Deutsch does neither. He’s been active in pro-Israel efforts on the Hill, but he has not sought a high profile. He hasn’t been particularly close to Jewish groups active on the domestic front, although his voting record pleases many of them.
Deutsch said his low-key approach to his Judaism reflects the new confidence of a generation of Jewish politicos who see their Jewishness — in some cases, their serious Jewishness — as just one more biographical detail.
“I don’t think it reflects Congress so much as it reflects changes in America over the years. America is a different place. My generation is the first generation who identifies as Jewish, but isn’t particularly identified as Jewish. That doesn’t have anything to do with Congress; it has to do with America.”
Deutsch, even some admirers say, is no paragon. He can be abrasive, egotistical and impatient, according to former staffers. He is hard to work for and — colleagues say — sometimes hard to work with. The Almanac of American Politics described him as a “seemingly unstoppable engine of political ambition.”
Sen. Joseph Lieberman (D-Conn.), the only Orthodox Jew in the Senate, has parlayed his Judaism into a unique status among his colleagues, a product of both his deep and visible devotion to Judaism and some artful political spin.
Deutsch stands out for his ordinariness. He’s one more smart upstart politician eager to do a good job and at the same time get ahead in the political game — who just happens to be a serious Jew.
Lieberman gives the impression of rising above politics. Deutsch is right in the middle of the fray.
“Politics is a contact sport,” he snaps when asked if the bloody partisanship of the past few years bothers him. “Historically, Congress by its very nature is a partisan place. People sometimes think of the good old days, but when they’re really forced to remember, they realize they really weren’t that different from the new old days.”
And he pointed out an obvious fact about the endless kvetching about the slash-and-burn politics of our era: “As much as people complain, there’s never a vacancy in Congress.”
Deutsch’s politics reflect the continuing preferences of a Jewish community that remains more liberal and more Democratic than non-Jewish America. Planned Parenthood praises his voting record; the Christian Coalition says he voted with them only 7 percent of the time in a recent survey period.
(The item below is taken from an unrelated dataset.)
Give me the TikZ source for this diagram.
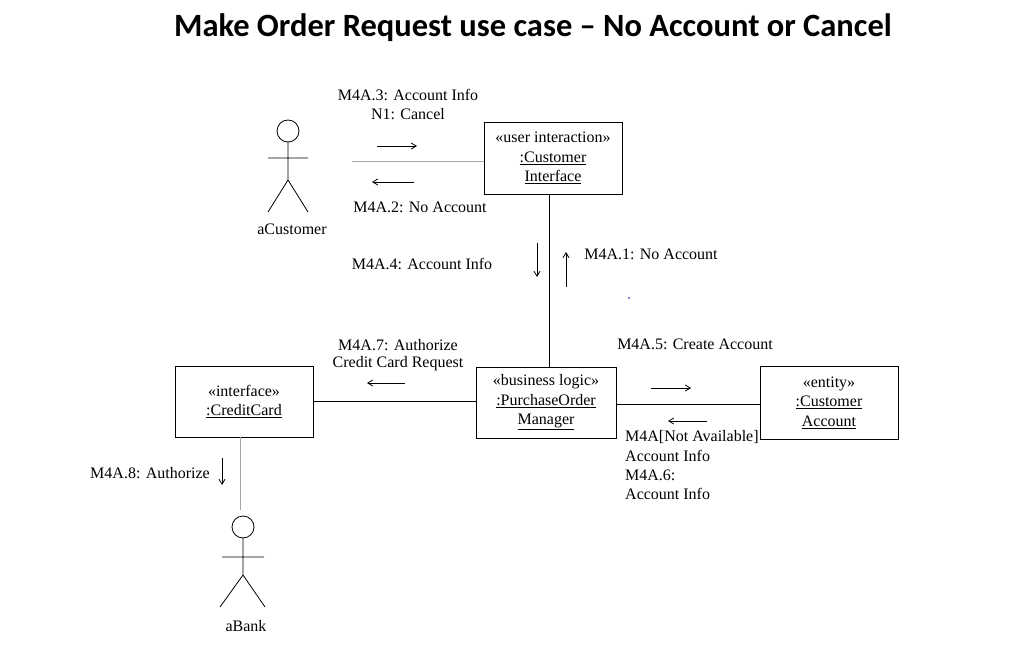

He gets good marks from labor groups, a passing grade from both environmental and business organizations.
Despite a numerical drop in the number of Jewish members after the 1994 Republican takeover of Congress, Deutsch said Jewish and pro-Israel power continues to grow, in large measure because Jewish lawmakers have successfully enlisted support from non-Jews across the political spectrum.
“The depth of the support for Israel is amazing,” he says. “The best indicator of that is the fact that foreign aid for Israel is almost unopposed.”
He denied that differences over the Mideast peace process threaten that hard-won Jewish clout. “I just don’t think our community is as divided as people say,” he maintains. “And I don’t think I’m naive. Our similarities are far in excess over our differences, and people in Congress understand that.”
Jewish power is less visible in debates over domestic issues, he says. “We do hear a lot from Jewish groups. Their lobbying has an impact in terms of helping set the agenda, but it doesn’t have the kind of impact the pro-Israel movement has in terms of bottom-line, definable results.”
Deutsch says he’s been able to reconcile the incredible time commitment of being a member of Congress — and a candidate for the Senate — with the demands of family life. He is the father of two young children.
Rabbi Levi Shemtov, the Lubavitch director in Washington who now counts dozens of House and Senate staffers and a few legislators among his flock, agrees.
“I’m amazed at how cool he is about balancing his responsibilities to his constituents and his responsibilities to the Creator,” he says. “To him this is his life, that’s it. He doesn’t make noise about it because to him it’s just not a big deal. He doesn’t make a whole thing about it.”